[MATERIAL PROVIDED start]
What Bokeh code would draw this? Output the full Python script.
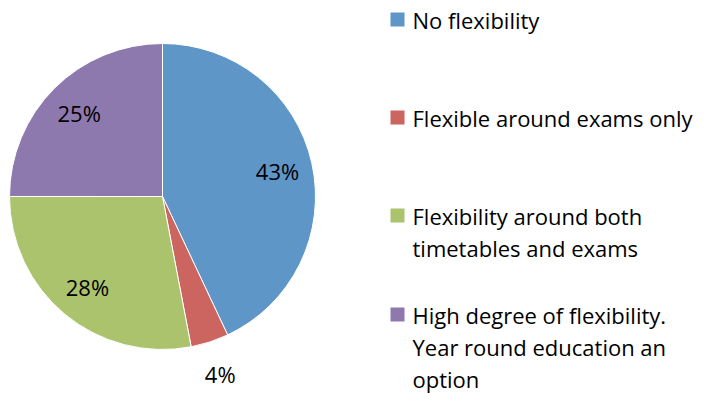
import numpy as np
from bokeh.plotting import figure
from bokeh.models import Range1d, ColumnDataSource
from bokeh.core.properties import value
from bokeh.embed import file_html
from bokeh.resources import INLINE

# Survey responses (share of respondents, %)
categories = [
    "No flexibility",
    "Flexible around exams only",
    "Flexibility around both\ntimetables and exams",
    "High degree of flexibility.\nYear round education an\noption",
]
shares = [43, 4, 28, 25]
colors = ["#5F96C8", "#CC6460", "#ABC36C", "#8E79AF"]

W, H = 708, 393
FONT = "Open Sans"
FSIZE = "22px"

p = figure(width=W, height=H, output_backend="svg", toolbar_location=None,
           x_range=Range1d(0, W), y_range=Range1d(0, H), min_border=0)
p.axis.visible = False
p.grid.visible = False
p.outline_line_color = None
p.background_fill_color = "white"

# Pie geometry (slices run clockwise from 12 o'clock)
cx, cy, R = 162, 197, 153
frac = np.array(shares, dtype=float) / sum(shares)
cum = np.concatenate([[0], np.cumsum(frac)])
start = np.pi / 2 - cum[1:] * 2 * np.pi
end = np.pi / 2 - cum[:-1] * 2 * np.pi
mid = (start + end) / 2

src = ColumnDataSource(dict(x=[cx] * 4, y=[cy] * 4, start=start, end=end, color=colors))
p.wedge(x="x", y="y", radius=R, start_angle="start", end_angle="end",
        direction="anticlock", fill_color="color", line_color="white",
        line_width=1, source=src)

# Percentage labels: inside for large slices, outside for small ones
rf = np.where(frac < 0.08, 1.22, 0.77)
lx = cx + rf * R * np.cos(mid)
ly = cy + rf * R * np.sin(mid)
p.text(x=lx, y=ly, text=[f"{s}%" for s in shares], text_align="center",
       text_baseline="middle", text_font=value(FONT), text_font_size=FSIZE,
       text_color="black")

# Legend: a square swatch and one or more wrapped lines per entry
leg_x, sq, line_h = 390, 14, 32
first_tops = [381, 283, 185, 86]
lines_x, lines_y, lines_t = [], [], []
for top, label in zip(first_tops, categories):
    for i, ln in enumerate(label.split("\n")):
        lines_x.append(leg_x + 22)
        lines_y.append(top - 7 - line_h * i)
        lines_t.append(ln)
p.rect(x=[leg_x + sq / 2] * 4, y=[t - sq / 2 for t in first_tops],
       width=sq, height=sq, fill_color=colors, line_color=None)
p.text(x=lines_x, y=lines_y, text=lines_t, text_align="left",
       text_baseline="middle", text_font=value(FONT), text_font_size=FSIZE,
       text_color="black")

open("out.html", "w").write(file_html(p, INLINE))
[MATERIAL PROVIDED end]
Leave out the pictures and restate, word for word, the lines from the top of the data through the line containing "line_width=1, source=src)", both included.

- _ANSWER BELOW_:
What Bokeh code would draw this? Output the full Python script.
import numpy as np
from bokeh.plotting import figure
from bokeh.models import Range1d, ColumnDataSource
from bokeh.core.properties import value
from bokeh.embed import file_html
from bokeh.resources import INLINE

# Survey responses (share of respondents, %)
categories = [
    "No flexibility",
    "Flexible around exams only",
    "Flexibility around both\ntimetables and exams",
    "High degree of flexibility.\nYear round education an\noption",
]
shares = [43, 4, 28, 25]
colors = ["#5F96C8", "#CC6460", "#ABC36C", "#8E79AF"]

W, H = 708, 393
FONT = "Open Sans"
FSIZE = "22px"

p = figure(width=W, height=H, output_backend="svg", toolbar_location=None,
           x_range=Range1d(0, W), y_range=Range1d(0, H), min_border=0)
p.axis.visible = False
p.grid.visible = False
p.outline_line_color = None
p.background_fill_color = "white"

# Pie geometry (slices run clockwise from 12 o'clock)
cx, cy, R = 162, 197, 153
frac = np.array(shares, dtype=float) / sum(shares)
cum = np.concatenate([[0], np.cumsum(frac)])
start = np.pi / 2 - cum[1:] * 2 * np.pi
end = np.pi / 2 - cum[:-1] * 2 * np.pi
mid = (start + end) / 2

src = ColumnDataSource(dict(x=[cx] * 4, y=[cy] * 4, start=start, end=end, color=colors))
p.wedge(x="x", y="y", radius=R, start_angle="start", end_angle="end",
        direction="anticlock", fill_color="color", line_color="white",
        line_width=1, source=src)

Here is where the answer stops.